* **What the task requires**
Gather up all lines that carry the word "seaborn".

* **Information provided**
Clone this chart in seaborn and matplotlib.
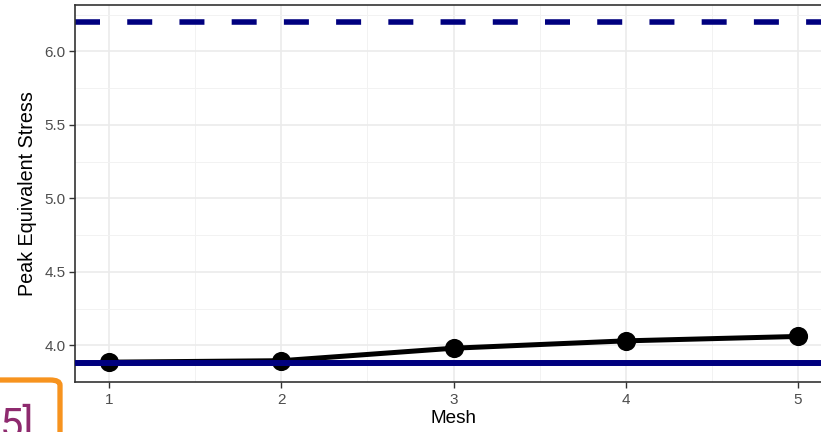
import matplotlib
matplotlib.use("Agg")
import matplotlib.pyplot as plt
import seaborn as sns
import pandas as pd
import numpy as np
from matplotlib.patches import FancyBboxPatch

mesh = [1, 2, 3, 4, 5]
peak_stress = [3.885, 3.895, 3.98, 4.03, 4.06]
ref_upper = 6.2
ref_lower = 3.88
y_ticks = [4.0, 4.5, 5.0, 5.5, 6.0]
x_ticks = [1, 2, 3, 4, 5]

df = pd.DataFrame({"Mesh": mesh, "Peak Equivalent Stress": peak_stress})

sns.set_theme(style="white")
plt.rcParams["font.family"] = ["Liberation Sans", "DejaVu Sans"]

W, H = 821, 432
fig = plt.figure(figsize=(W / 100, H / 100), dpi=100)
# panel extends past the right edge of the (cropped) image
left, right, top, bottom = 75, 832, 5, 382
ax = fig.add_axes([left / W, (H - bottom) / H, (right - left) / W, (bottom - top) / H])

navy = "#00007F"
ax.axhline(ref_upper, color=navy, lw=4.0, dashes=(4.5, 4.9), dash_capstyle="butt", zorder=2)
sns.lineplot(data=df, x="Mesh", y="Peak Equivalent Stress", ax=ax, color="black",
             lw=3.6, marker="o", markersize=13.8, markeredgewidth=0, zorder=3)
ax.axhline(ref_lower, color=navy, lw=4.3, zorder=4)

# ggplot-like expansion
xmin, xmax = min(mesh), max(mesh)
xr = xmax - xmin
ax.set_xlim(xmin - 0.05 * xr, xmax + 0.05 * xr)
ylo = min(min(peak_stress), ref_lower)
yhi = max(max(peak_stress), ref_upper)
yr = yhi - ylo
ax.set_ylim(ylo - 0.05 * yr, yhi + 0.05 * yr)

ax.set_xticks(x_ticks)
ax.set_xticklabels([str(v) for v in x_ticks])
ax.set_yticks(y_ticks)
ax.set_yticklabels([f"{v:.1f}" for v in y_ticks])
ax.set_xticks([1.5, 2.5, 3.5, 4.5], minor=True)
ax.set_yticks([3.75, 4.25, 4.75, 5.25, 5.75, 6.25], minor=True)

ax.grid(True, which="major", color="#EBEBEB", lw=1.2, zorder=0)
ax.grid(True, which="minor", color="#F2F2F2", lw=0.7, zorder=0)
ax.set_axisbelow(True)

for s in ax.spines.values():
    s.set_color("#333333")
    s.set_linewidth(1.2)

ax.tick_params(axis="both", which="major", direction="out", length=4, width=1,
               color="#333333", labelcolor="#4D4D4D", labelsize=11, pad=3,
               bottom=True, left=True)
ax.tick_params(axis="x", which="major", pad=4)
ax.tick_params(axis="both", which="minor", length=0)

ax.set_xlabel("Mesh", fontsize=13.6, color="black", labelpad=2)
ax.set_ylabel("Peak Equivalent Stress", fontsize=14.2, color="black", labelpad=5)

# overlay box in the lower-left corner
box = FancyBboxPatch((-20 / W, -30 / H), 80 / W, (H - 380 + 30) / H,
                     boxstyle="round,pad=0,rounding_size=0.012",
                     transform=fig.transFigure, facecolor="white",
                     edgecolor="#F7931E", lw=3.8, clip_on=False, zorder=10)
fig.patches.append(box)
fig.text(34 / W, -6 / H, "5]", transform=fig.transFigure, ha="right", va="baseline",
         fontsize=30, color="#8E2A6E", family=["Roboto", "DejaVu Sans"], zorder=11)

fig.savefig("out.png", dpi=100)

* **Answer to this problem**
Clone this chart in seaborn and matplotlib.
import seaborn as sns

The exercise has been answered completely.